The Case of the 0.3% Slower Node
A single node was quietly dragging down multi-node training jobs. The root cause was one degraded NVLink lane and a metric nobody was watching.
A customer opened a ticket with a frustrating symptom: some of their training runs were about 0.3% slower than others, with no obvious pattern. Same code, same dataset, same GPU count. Sometimes fast, sometimes very slightly slow.
A third of a percent sounds like noise. At the scale these jobs run, it is real money. And "intermittent and tiny" is exactly the kind of bug that hides for months.
Reproducing the unreproducible
The first job was to make it happen on demand. We pinned the customer's job shape to a fixed set of nodes and ran a stripped-down all-reduce benchmark in a loop. The slowdown followed a specific node — whenever that node was in the placement, the job was slow.
# Bisect: run the benchmark across rotating subsets, hold one node constant.
for trial in $(seq 1 50); do
nodes=$(pick_nodes --count 8 --include node-1147)
bench_allreduce --nodes "$nodes" --size 256MB --iters 200 \
| jq '{trial: '"$trial"', busbw_gbps: .busbw}'
done
The bandwidth histogram was bimodal: most trials clustered tightly, a minority sat a hair
lower. The low cluster always contained node-1147.
Following the bandwidth down
Within the node, NCCL prefers NVLink for intra-node communication. We dumped the per-lane link state and found one lane on one GPU running at a reduced width — the hardware had silently downtrained it after correctable errors, exactly as designed. The link still worked. It just had less bandwidth, and NCCL routed around it in a way that added a hop.
The kicker: every health check we had was pass/fail. The link was up, so every dashboard was green. Nothing was watching link width.
The fix, and the better fix
The immediate fix was to drain node-1147, reseat the affected component, and confirm the
lane retrained to full width. The job's bandwidth returned to the fast cluster.

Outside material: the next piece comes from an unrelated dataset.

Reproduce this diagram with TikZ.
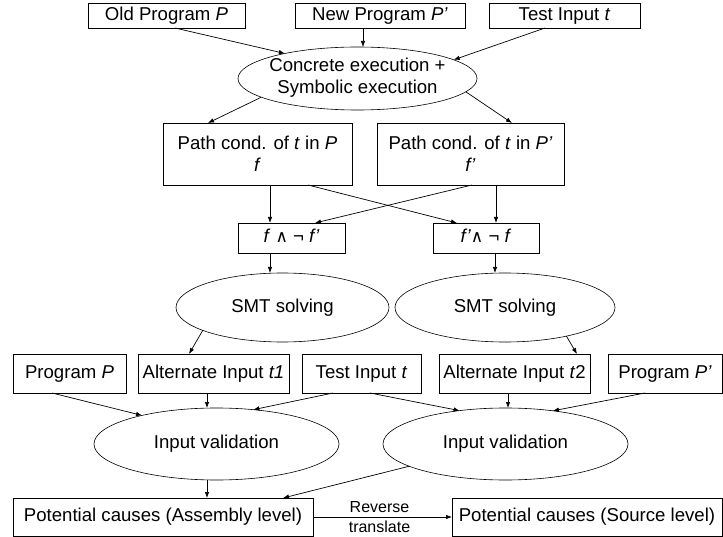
\documentclass[tikz,border=0pt]{standalone}
\usepackage{fontspec}
\setmainfont{Liberation Sans}
\newfontfamily\dejavu{DejaVu Sans}
\usetikzlibrary{shapes.geometric,arrows.meta}
\begin{document}
\begin{tikzpicture}[x=1pt,y=-1pt,
  every node/.style={inner sep=0pt, outer sep=0pt, font=\fontsize{18.6}{22}\selectfont},
  box/.style={draw, rectangle, line width=0.75pt},
  oneline/.style={text height=13.5pt, text depth=3.8pt},
  ell/.style={draw, ellipse, line width=0.6pt},
  arr/.style={draw, line width=0.7pt, -{Latex[length=6pt,width=4.5pt]}},
  small/.style={font=\fontsize{16}{20}\selectfont, align=center}
]
\useasboundingbox (0,0) rectangle (723,537);

% top row
\node[box,oneline,minimum width=157pt,minimum height=25pt] (oldp) at (166.5,15.5) {Old Program \textit{P}};
\node[box,oneline,minimum width=170pt,minimum height=25pt] (newp) at (380,15.5) {New Program \textit{P’}};
\node[box,oneline,minimum width=151pt,minimum height=25pt] (testt) at (564.5,15.5) {Test Input \textit{t}};

\node[ell,minimum width=239pt,minimum height=63pt] (ce) at (357.5,78.5)
  {\makebox[0pt]{\raisebox{-2.5pt}{\begin{tabular}{@{}c@{}}Concrete execution +\\Symbolic execution\end{tabular}}}};

% path conditions
\node[box,minimum width=189pt,minimum height=62pt,align=center] (pc1) at (257.5,154)
  {Path cond. of \textit{t} in \textit{P}\\\textit{f}};
\node[box,minimum width=187pt,minimum height=62pt,align=center] (pc2) at (470.5,154)
  {Path cond. of \textit{t} in \textit{P’}\\\textit{f’}};

% conjunctions
\node[box,oneline,minimum width=107pt,minimum height=30pt] (cj1) at (291.5,238)
  {\textit{f} {\dejavu\fontsize{17}{17}\selectfont ∧} ¬ \textit{f’}};
\node[box,oneline,minimum width=106pt,minimum height=30pt] (cj2) at (486,238)
  {\textit{f’}{\dejavu\fontsize{17}{17}\selectfont ∧} ¬ \textit{f}};

% SMT
\node[ell,oneline,minimum width=213pt,minimum height=69pt] (smt1) at (282.5,307.5) {SMT solving};
\node[ell,oneline,minimum width=220pt,minimum height=69pt] (smt2) at (505,307.5) {SMT solving};

% row 4
\node[box,oneline,minimum width=113pt,minimum height=39pt] (prog) at (69.5,373.5) {Program \textit{P}};
\node[box,oneline,minimum width=151pt,minimum height=39pt] (alt1) at (213.5,373.5) {Alternate Input \textit{t1}};
\node[box,oneline,minimum width=119pt,minimum height=39pt] (test2) at (361.5,373.5) {Test Input \textit{t}};
\node[box,oneline,minimum width=151pt,minimum height=39pt] (alt2) at (514.5,373.5) {Alternate Input \textit{t}2};
\node[box,oneline,minimum width=114pt,minimum height=39pt] (progp) at (665,373.5) {Program \textit{P’}};

% input validation
\node[ell,oneline,minimum width=245pt,minimum height=72pt] (iv1) at (216.5,444) {Input validation};
\node[ell,oneline,minimum width=245pt,minimum height=72pt] (iv2) at (505.5,444) {Input validation};

% bottom
\node[box,oneline,minimum width=300pt,minimum height=38pt] (pa) at (163,517) {Potential causes (Assembly level)};
\node[box,oneline,minimum width=270pt,minimum height=38pt] (ps) at (587,517) {Potential causes (Source level)};

% connectors
\draw[arr] ([xshift=8.5pt]oldp.south) -- (ce.161);
\draw[arr] ([xshift=-17pt]newp.south) -- ([xshift=-17pt]newp.south |- ce.north);
\draw[arr] ([xshift=-19.5pt]testt.south) -- (ce.11);

\draw[arr] (ce.191) -- ([xshift=-49.5pt]pc1.north);
\draw[arr] (ce.353) -- ([xshift=41.5pt]pc2.north);

\draw[arr] ([xshift=12.5pt]pc1.south) -- ([xshift=12.5pt]pc1.south |- cj1.north);
\draw[arr] ([xshift=50.5pt]pc1.south) -- ([xshift=-29pt]cj2.north);
\draw[arr] ([xshift=1.5pt]pc2.south) -- ([xshift=23.5pt]cj1.north);
\draw[arr] ([xshift=25.5pt]pc2.south) -- ([xshift=25.5pt]pc2.south |- cj2.north);

\draw[arr] ([xshift=-21.5pt]cj1.south) -- ([xshift=-21.5pt]cj1.south |- smt1.north);
\draw[arr] ([xshift=9pt]cj2.south) -- ([xshift=9pt]cj2.south |- smt2.north);

\draw[arr] (smt1.196) -- ([xshift=-24.5pt]alt1.north);
\draw[arr] (smt2.335) -- ([xshift=62.5pt]alt2.north);

\draw[arr] ([xshift=-17.5pt]prog.south) -- (iv1.159);
\draw[arr] ([xshift=-6.5pt]alt1.south) -- ([xshift=-6.5pt]alt1.south |- iv1.north);
\draw[arr] ([xshift=-28.5pt]test2.south) -- (iv1.43);
\draw[arr] ([xshift=8.5pt]test2.south) -- (iv2.144);
\draw[arr] ([xshift=-6.5pt]alt2.south) -- ([xshift=-6.5pt]alt2.south |- iv2.north);
\draw[arr] ([xshift=-20pt]progp.south) -- (iv2.35);

\draw[arr] ([xshift=-9.5pt]iv1.south) -- ([xshift=-9.5pt]iv1.south |- pa.north);
\draw[arr] (iv2.193) -- ([xshift=120pt]pa.north);

\draw[arr] (pa) -- node[small, xshift=-3pt] {Reverse\\translate} (ps);
\end{tikzpicture}
\end{document}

The durable fix was to stop treating links as binary. We now export link width and lane error counters per GPU and alert when a node's aggregate NVLink bandwidth drops below spec, before anyone files a ticket:
ALERT NVLinkDegraded
node-1147 gpu3 link2 width=x8 (expected x16) corr_errors=4213
effective intra-node bw 11% below spec — node cordoned for service
Takeaways
- "Up" is not a performance guarantee. For hardware that degrades gracefully, the interesting signal is the gradient between working and optimal, not the binary.
- Small and persistent beats large and rare. A 0.3% tax that applies to every step of every run on a node adds up faster than an occasional crash.
- Make the invisible visible. The bug existed for as long as it took us to start graphing the right number. Most of debugging at this scale is deciding what to measure.